In The Netherlands anybody may treat but law restricts the scope of their activities. CAM is not regulated.

Professionals and non-professionals

Legally regulated personnel

The Individual Health care Professionals Act (the BIG Act 1993) (ref 2) regulates the health personnel, focusing on the quality of professional practise and patient protection. The law has been implemented in stages. The purpose of the act is to foster and monitor high standards of professional practise and to protect the patients against professional carelessness and incompetence. The act contains provisions relating to the protection of titles, registration, reserved procedures and medical disciplines. According to the act professionals can be regulated in two ways. Section 3 lies down rules governing eight professions (medical doctor, dentist, pharmaceutical chemist, health care psychologist, psychotherapists, midwife and nurse). Section 34 regulates the paramedical professions (e.g. speech therapist, dental hygienist and dietician). Reserved procedures may be carried out only by to groups of medical practitioners; those with direct authorisation (doctors, dentists and midwives) and those who may perform the procedures under the instruction of the former (and thereby authorised).

The Individual Health Care Professionals Act lays down disciplinary norms that apply to professionals registered under section 3. The professionals may use CAM treatment, following "due care" and "proper practise", and that the therapies are not restricted by the reserved procedures. The disciplinary norms and the civil law (penal code) can be used in conjunction with one another.

Supervising regulated personnel

The authorities supervise health personnel regulated in section 3. CAM therapies provided by these professions are restricted by the reserved procedures and the disciplinary code in the act. The authorities can withdraw the authorisation of health personnel if the law is violated. If the violation is serious, the authority of health may also ask the police to investigate the matter.
Anybody may treat-

But some treatments are restricted to authorised health personnel

Since 1997, according to the Health care Professionals Act, CAM providers are allowed to treat. They are not, however, recognised as official health care personnel, their titles are not protected, they are not integrated into the national health care system, and they are not under the direct supervision of the authorities.

According to the law, specific medical procedures and treatment of certain diseases are restricted to authorised health personnel, except when under the order of a medical professional with direct authorisation. Authorised health personnel only may practise the following:

  1. surgical procedures
  2. obstetric procedures
  3. catheterisations and endoscopies
  4. punctures and injections
  5. general anaesthetic
  6. procedures involving the use of radioactive substances and ionising radiation
  7. cardioversion
  8. defibrillation, electroconvulsive therapy
  9. lithotripsy
  10. artificial insemination

The list of the reserved medical acts is not exhaustive and additions are possible.

Violations of the limited monopoly can result in an offence.

The government is not legally regulating any CAM or licensing any providers.

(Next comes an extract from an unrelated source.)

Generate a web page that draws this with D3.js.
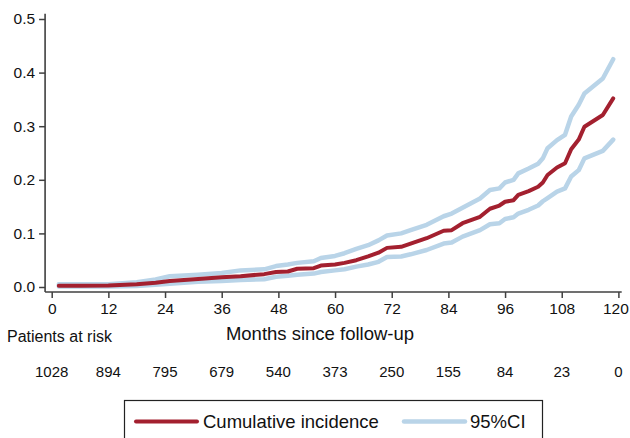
<!DOCTYPE html>
<html>
<head>
<meta charset="utf-8">
<script src="https://cdn.jsdelivr.net/npm/d3@7"></script>
<style>
  html, body { margin: 0; padding: 0; background: #fff; }
  svg { display: block; font-family: 'Liberation Sans', Arial, sans-serif; }
</style>
</head>
<body>
<svg id="chart" width="630" height="438"></svg>
<script>
// ---------- DATA ----------
const months = [1.5, 6, 12, 18, 22, 25, 31, 36, 40, 45, 47.5, 50, 52, 55.5, 57, 60, 62, 64.5, 67, 69.2,
  71, 74, 76, 79.4, 83, 84.7, 87, 90.7, 92.8, 94.8, 96, 97.8, 98.8, 101, 103, 104, 105, 107, 108.7,
  110, 111.6, 112.8, 116.7, 118.9];
const cumIncidence = [0.0025, 0.0025, 0.003, 0.005, 0.008, 0.011, 0.015, 0.018, 0.020, 0.024, 0.028, 0.029,
  0.034, 0.035, 0.040, 0.042, 0.045, 0.050, 0.057, 0.064, 0.073, 0.075, 0.081, 0.091, 0.105, 0.106, 0.119,
  0.131, 0.146, 0.152, 0.159, 0.162, 0.172, 0.179, 0.187, 0.195, 0.209, 0.223, 0.231, 0.257, 0.275, 0.299,
  0.321, 0.352];
const ciLower = [0.001, 0.001, 0.001, 0.002, 0.004, 0.006, 0.010, 0.011, 0.013, 0.0145, 0.019, 0.021, 0.023,
  0.025, 0.028, 0.031, 0.033, 0.038, 0.042, 0.047, 0.056, 0.057, 0.061, 0.069, 0.081, 0.083, 0.094, 0.106,
  0.117, 0.119, 0.127, 0.130, 0.137, 0.144, 0.152, 0.160, 0.166, 0.178, 0.184, 0.206, 0.218, 0.240, 0.254,
  0.275];
const ciUpper = [0.005, 0.005, 0.005, 0.009, 0.014, 0.020, 0.023, 0.026, 0.031, 0.033, 0.039, 0.042, 0.045,
  0.048, 0.054, 0.058, 0.063, 0.071, 0.078, 0.087, 0.096, 0.100, 0.106, 0.116, 0.132, 0.137, 0.148, 0.165,
  0.181, 0.184, 0.195, 0.200, 0.212, 0.221, 0.230, 0.240, 0.259, 0.274, 0.284, 0.318, 0.340, 0.361, 0.389,
  0.425];

const xTicks = [0, 12, 24, 36, 48, 60, 72, 84, 96, 108, 120];
const yTicks = [0, 0.1, 0.2, 0.3, 0.4, 0.5];
const riskMonths = [0, 12, 24, 36, 48, 60, 72, 84, 96, 108, 120];
const atRisk = [1028, 894, 795, 679, 540, 373, 250, 155, 84, 23, 0];

const RED = '#a3202f';
const BLUE = '#b9d4e8';
const AXIS = '#404040';

// ---------- CHART ----------
(function draw() {
  const svg = d3.select('#chart');

  const x = d3.scaleLinear().domain([0, 120]).range([51.7, 618.4]);
  const y = d3.scaleLinear().domain([0, 0.5]).range([287, 19]);

  // axis frame (slightly padded past the data range, like the original)
  const xMin = -1.4, xMax = 120.7, yMin = -0.0093, yMax = 0.51;

  const xAxis = svg.append('g')
    .attr('transform', `translate(0,${y(yMin)})`)
    .call(d3.axisBottom(x).tickValues(xTicks).tickSize(6).tickPadding(5).tickSizeOuter(0));
  xAxis.select('.domain').remove();
  xAxis.selectAll('line').attr('stroke', AXIS).attr('stroke-width', 1.5);
  xAxis.selectAll('text').attr('font-size', 15.5).attr('fill', '#111')
    .attr('font-family', "'Liberation Sans', Arial, sans-serif");
  // last label sits against the page edge: nudge it in so it is not clipped
  xAxis.selectAll('text').filter((d) => d === 120).attr('dx', -3);

  const yAxis = svg.append('g')
    .attr('transform', `translate(${x(xMin)},0)`)
    .call(d3.axisLeft(y).tickValues(yTicks).tickFormat(d3.format('.1f')).tickSize(6).tickPadding(4).tickSizeOuter(0));
  yAxis.select('.domain').remove();
  yAxis.selectAll('line').attr('stroke', AXIS).attr('stroke-width', 1.5);
  yAxis.selectAll('text').attr('font-size', 15.5).attr('fill', '#111')
    .attr('font-family', "'Liberation Sans', Arial, sans-serif");

  svg.append('line')
    .attr('x1', x(xMin)).attr('x2', x(xMax))
    .attr('y1', y(yMin)).attr('y2', y(yMin))
    .attr('stroke', AXIS).attr('stroke-width', 1.6);
  svg.append('line')
    .attr('x1', x(xMin)).attr('x2', x(xMin))
    .attr('y1', y(yMin)).attr('y2', y(yMax))
    .attr('stroke', AXIS).attr('stroke-width', 1.6);

  // curves
  const line = (vals) => d3.line()
    .x((d, i) => x(months[i]))
    .y((d) => y(d))(vals);

  [ciUpper, ciLower].forEach((vals) => {
    svg.append('path')
      .attr('d', line(vals))
      .attr('fill', 'none')
      .attr('stroke', BLUE)
      .attr('stroke-width', 4.5)
      .attr('stroke-linejoin', 'round')
      .attr('stroke-linecap', 'round');
  });

  svg.append('path')
    .attr('d', line(cumIncidence))
    .attr('fill', 'none')
    .attr('stroke', RED)
    .attr('stroke-width', 4)
    .attr('stroke-linejoin', 'round')
    .attr('stroke-linecap', 'round');

  // axis title
  svg.append('text')
    .attr('x', 320).attr('y', 340)
    .attr('text-anchor', 'middle')
    .attr('font-size', 18.5)
    .attr('fill', '#111')
    .text('Months since follow-up');

  // risk table
  svg.append('text')
    .attr('x', 7).attr('y', 342)
    .attr('font-size', 16)
    .attr('fill', '#111')
    .text('Patients at risk');

  svg.append('g')
    .selectAll('text')
    .data(atRisk)
    .join('text')
    .attr('x', (d, i) => x(riskMonths[i]))
    .attr('y', 377)
    .attr('text-anchor', 'middle')
    .attr('font-size', 15)
    .attr('fill', '#111')
    .text((d) => d);

  // legend
  const lg = svg.append('g');
  lg.append('rect')
    .attr('x', 124.5).attr('y', 400.5)
    .attr('width', 418).attr('height', 60)
    .attr('fill', 'none')
    .attr('stroke', '#222')
    .attr('stroke-width', 1.2);

  const items = [
    { label: 'Cumulative incidence', color: RED, w: 4, x0: 136, x1: 197, tx: 203 },
    { label: '95%CI', color: BLUE, w: 4.5, x0: 404, x1: 465, tx: 470 },
  ];
  items.forEach((it) => {
    lg.append('line')
      .attr('x1', it.x0).attr('x2', it.x1)
      .attr('y1', 421.5).attr('y2', 421.5)
      .attr('stroke', it.color)
      .attr('stroke-width', it.w)
      .attr('stroke-linecap', 'round');
    lg.append('text')
      .attr('x', it.tx).attr('y', 427.5)
      .attr('font-size', 18.5)
      .attr('fill', '#111')
      .text(it.label);
  });
})();
</script>
</body>
</html>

The restriction of some procedures and the penal code is protecting the patient while attending the provider. The penal code has rules about abuse and neglect. That means that a person in whom a patient has trust must not mislead the patient, thus making it possible for the patient to be harmed. CAM therapies are commonly in use as preventive medicine and as self-cure. The Individual Healthcare Professionals Act guarantees the patients’ complete freedom of choice of providers and, at the same time, includes preventive measures to avoid any potential risk to harm patients’ health.

Reimbursement

There are no public reimbursements of CAM. Private insurance offers a package covering for the most used forms of complementary medicine when provided by a medical doctor.

References

1 .Referee for the chapter where nothing else is stated:Ministry of Health, Welfare and Sports and Public health Supervisory Service of the Netherlands, The Inspectorate of Health Care region South East, The Hague, meeting 26.04.05.